((
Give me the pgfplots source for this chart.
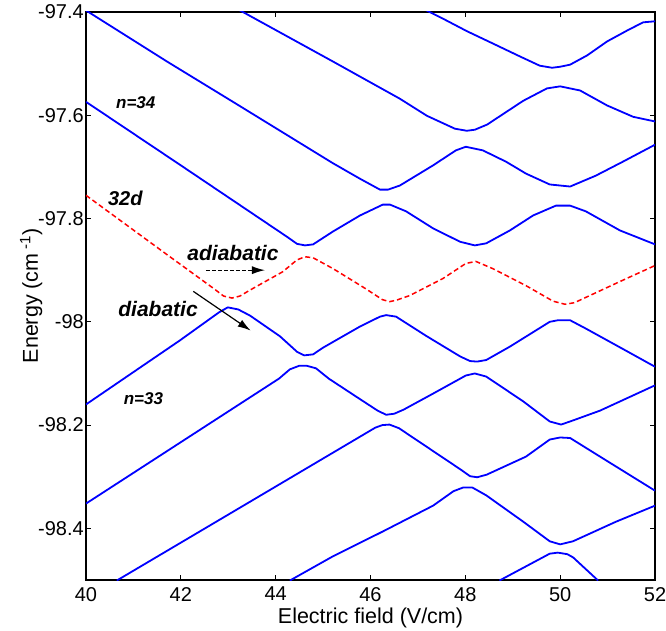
\documentclass[border=0pt]{standalone}
\usepackage{fontspec}
\setmainfont{Liberation Sans}
\usepackage{pgfplots}
\pgfplotsset{compat=1.18}
\usetikzlibrary{arrows.meta}

\begin{document}
\begin{tikzpicture}
\useasboundingbox (-86pt,-50pt) rectangle (580pt,580pt);
\begin{axis}[
  at={(0pt,0pt)}, anchor=south west,
  width=569pt, height=568pt, scale only axis,
  xmin=40, xmax=52, ymin=-98.5, ymax=-97.4,
  xtick={40,42,44,46,48,50,52},
  xticklabels={40,42,44,46,48,50,52},
  ytick={-98.4,-98.2,-98,-97.8,-97.6,-97.4},
  yticklabels={-98.4,-98.2,-98,-97.8,-97.6,-97.4},
  tick align=inside,
  major tick length=5pt,
  every tick/.style={black, line width=1pt},
  axis line style={line width=1.8pt},
  tick label style={font=\fontsize{20}{24}\selectfont},
  yticklabel style={inner xsep=2pt},
  xticklabel style={inner ysep=7pt},
  xlabel={Electric field (V/cm)},
  xlabel style={font=\fontsize{21.5}{26}\selectfont, at={(axis description cs:0.5,-0.0757)}, anchor=base},
  ylabel={Energy (cm\,\textsuperscript{-1})},
  ylabel style={font=\fontsize{21.5}{26}\selectfont, at={(axis description cs:-0.0844,0.5)}, anchor=base},
  every axis plot/.append style={line width=1.8pt, line join=round},
]

% adiabatic Stark levels
\addplot[blue] coordinates {
 (47.05,-97.391) (47.53,-97.413) (48.03,-97.437) (48.58,-97.461) (49.15,-97.486)
 (49.57,-97.504) (49.83,-97.508) (50.00,-97.506) (50.21,-97.502) (50.57,-97.484)
 (50.99,-97.457) (51.41,-97.436) (51.75,-97.420) (52.00,-97.418)};

\addplot[blue] coordinates {
 (43.15,-97.392) (45.21,-97.496) (46.62,-97.568) (47.19,-97.601) (47.78,-97.626)
 (48.03,-97.630) (48.20,-97.628) (48.46,-97.618) (49.22,-97.572) (49.72,-97.548)
 (50.00,-97.544) (50.42,-97.552) (50.99,-97.581) (51.54,-97.603) (52.00,-97.612)};

\addplot[blue] coordinates {
 (40.00,-97.397) (41.71,-97.496) (43.10,-97.574) (45.21,-97.693) (45.78,-97.723)
 (46.20,-97.744) (46.37,-97.744) (46.62,-97.736) (47.32,-97.697) (47.80,-97.668)
 (48.01,-97.661) (48.37,-97.668) (48.86,-97.690) (49.28,-97.713) (49.78,-97.734)
 (50.21,-97.738) (50.75,-97.717) (51.32,-97.690) (52.00,-97.657)};

\addplot[blue] coordinates {
 (40.00,-97.574) (42.00,-97.697) (44.25,-97.836) (44.45,-97.849) (44.62,-97.852)
 (44.79,-97.850) (45.21,-97.825) (45.78,-97.794) (46.26,-97.773) (46.41,-97.773)
 (46.75,-97.786) (47.32,-97.819) (47.89,-97.845) (48.20,-97.852) (48.44,-97.848)
 (48.94,-97.823) (49.43,-97.794) (49.91,-97.775) (50.21,-97.775) (50.54,-97.786)
 (51.26,-97.823) (52.00,-97.850)};

% 32d level
\addplot[red, line width=1.5pt, dash pattern=on 5pt off 3pt] coordinates {
 (40.00,-97.755) (41.71,-97.870) (42.70,-97.936) (42.90,-97.950) (43.08,-97.954)
 (43.25,-97.950) (43.45,-97.939) (44.15,-97.903) (44.45,-97.880) (44.62,-97.874)
 (44.79,-97.876) (45.21,-97.897) (45.90,-97.936) (46.25,-97.957) (46.40,-97.961)
 (46.55,-97.958) (46.83,-97.949) (47.53,-97.916) (48.01,-97.887) (48.22,-97.883)
 (48.58,-97.897) (49.28,-97.930) (49.85,-97.960) (50.10,-97.966) (50.30,-97.963)
 (51.26,-97.922) (52.00,-97.891)};

\addplot[blue] coordinates {
 (40.00,-98.160) (41.98,-98.036) (42.80,-97.982) (42.99,-97.972) (43.21,-97.976)
 (43.46,-97.988) (44.09,-98.028) (44.45,-98.058) (44.60,-98.065) (44.79,-98.063)
 (45.00,-98.050) (45.78,-98.009) (46.20,-97.990) (46.33,-97.987) (46.54,-97.990)
 (47.17,-98.027) (47.89,-98.067) (48.10,-98.076) (48.25,-98.077) (48.44,-98.074)
 (48.94,-98.048) (49.78,-98.000) (49.95,-97.997) (50.21,-97.997) (50.54,-98.013)
 (51.39,-98.056) (52.00,-98.087)};

\addplot[blue] coordinates {
 (40.00,-98.352) (44.07,-98.110) (44.30,-98.092) (44.50,-98.085) (44.65,-98.085)
 (44.85,-98.090) (45.12,-98.110) (45.70,-98.145) (46.15,-98.172) (46.33,-98.180)
 (46.50,-98.178) (46.70,-98.170) (47.32,-98.139) (48.01,-98.104) (48.20,-98.100)
 (48.44,-98.106) (49.22,-98.154) (49.78,-98.193) (50.02,-98.199) (50.27,-98.191)
 (50.84,-98.172) (52.00,-98.123)};

\addplot[blue] coordinates {
 (40.65,-98.501) (46.10,-98.205) (46.25,-98.200) (46.40,-98.199) (46.60,-98.206)
 (47.90,-98.286) (48.10,-98.299) (48.25,-98.301) (48.45,-98.296) (49.28,-98.261)
 (49.78,-98.228) (50.00,-98.224) (50.21,-98.225) (50.84,-98.261) (52.00,-98.327)};

\addplot[blue] coordinates {
 (44.30,-98.501) (45.21,-98.454) (46.26,-98.406) (47.32,-98.356) (47.75,-98.328)
 (47.95,-98.321) (48.15,-98.321) (48.44,-98.336) (49.22,-98.387) (49.78,-98.425)
 (50.00,-98.431) (50.27,-98.425) (51.18,-98.387) (52.00,-98.356)};

\addplot[blue] coordinates {
 (48.72,-98.501) (49.78,-98.449) (49.95,-98.447) (50.15,-98.450) (50.27,-98.456)
 (50.80,-98.501)};

% annotations
\node[font=\fontsize{17}{20}\selectfont\bfseries\itshape] at (axis cs:41.05,-97.575) {n=34};
\node[font=\fontsize{20}{24}\selectfont\bfseries\itshape] at (axis cs:40.83,-97.761) {32d};
\node[font=\fontsize{21}{25}\selectfont\bfseries\itshape] at (axis cs:43.10,-97.867) {adiabatic};
\node[font=\fontsize{21}{25}\selectfont\bfseries\itshape] at (axis cs:41.52,-97.976) {diabatic};
\node[font=\fontsize{17}{20}\selectfont\bfseries\itshape] at (axis cs:41.21,-98.149) {n=33};

\draw[-{Latex[length=13pt,width=8pt]}, line width=1.2pt, dash pattern=on 4pt off 2pt]
  (axis cs:42.53,-97.900) -- (axis cs:43.775,-97.900);
\draw[-{Latex[length=13pt,width=8pt]}, line width=1.2pt]
  (axis cs:42.263,-97.941) -- (axis cs:43.473,-98.017);
\end{axis}
\end{tikzpicture}
\end{document}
))
Exercise task: Give back exactly the lines from the first line of the data through the line with "(50.21,-97.738) (50.75,-97.717) (51.32,-97.690)", pictures excluded.

Exercise solution:
Give me the pgfplots source for this chart.
\documentclass[border=0pt]{standalone}
\usepackage{fontspec}
\setmainfont{Liberation Sans}
\usepackage{pgfplots}
\pgfplotsset{compat=1.18}
\usetikzlibrary{arrows.meta}

\begin{document}
\begin{tikzpicture}
\useasboundingbox (-86pt,-50pt) rectangle (580pt,580pt);
\begin{axis}[
  at={(0pt,0pt)}, anchor=south west,
  width=569pt, height=568pt, scale only axis,
  xmin=40, xmax=52, ymin=-98.5, ymax=-97.4,
  xtick={40,42,44,46,48,50,52},
  xticklabels={40,42,44,46,48,50,52},
  ytick={-98.4,-98.2,-98,-97.8,-97.6,-97.4},
  yticklabels={-98.4,-98.2,-98,-97.8,-97.6,-97.4},
  tick align=inside,
  major tick length=5pt,
  every tick/.style={black, line width=1pt},
  axis line style={line width=1.8pt},
  tick label style={font=\fontsize{20}{24}\selectfont},
  yticklabel style={inner xsep=2pt},
  xticklabel style={inner ysep=7pt},
  xlabel={Electric field (V/cm)},
  xlabel style={font=\fontsize{21.5}{26}\selectfont, at={(axis description cs:0.5,-0.0757)}, anchor=base},
  ylabel={Energy (cm\,\textsuperscript{-1})},
  ylabel style={font=\fontsize{21.5}{26}\selectfont, at={(axis description cs:-0.0844,0.5)}, anchor=base},
  every axis plot/.append style={line width=1.8pt, line join=round},
]

% adiabatic Stark levels
\addplot[blue] coordinates {
 (47.05,-97.391) (47.53,-97.413) (48.03,-97.437) (48.58,-97.461) (49.15,-97.486)
 (49.57,-97.504) (49.83,-97.508) (50.00,-97.506) (50.21,-97.502) (50.57,-97.484)
 (50.99,-97.457) (51.41,-97.436) (51.75,-97.420) (52.00,-97.418)};

\addplot[blue] coordinates {
 (43.15,-97.392) (45.21,-97.496) (46.62,-97.568) (47.19,-97.601) (47.78,-97.626)
 (48.03,-97.630) (48.20,-97.628) (48.46,-97.618) (49.22,-97.572) (49.72,-97.548)
 (50.00,-97.544) (50.42,-97.552) (50.99,-97.581) (51.54,-97.603) (52.00,-97.612)};

\addplot[blue] coordinates {
 (40.00,-97.397) (41.71,-97.496) (43.10,-97.574) (45.21,-97.693) (45.78,-97.723)
 (46.20,-97.744) (46.37,-97.744) (46.62,-97.736) (47.32,-97.697) (47.80,-97.668)
 (48.01,-97.661) (48.37,-97.668) (48.86,-97.690) (49.28,-97.713) (49.78,-97.734)
 (50.21,-97.738) (50.75,-97.717) (51.32,-97.690) (52.00,-97.657)};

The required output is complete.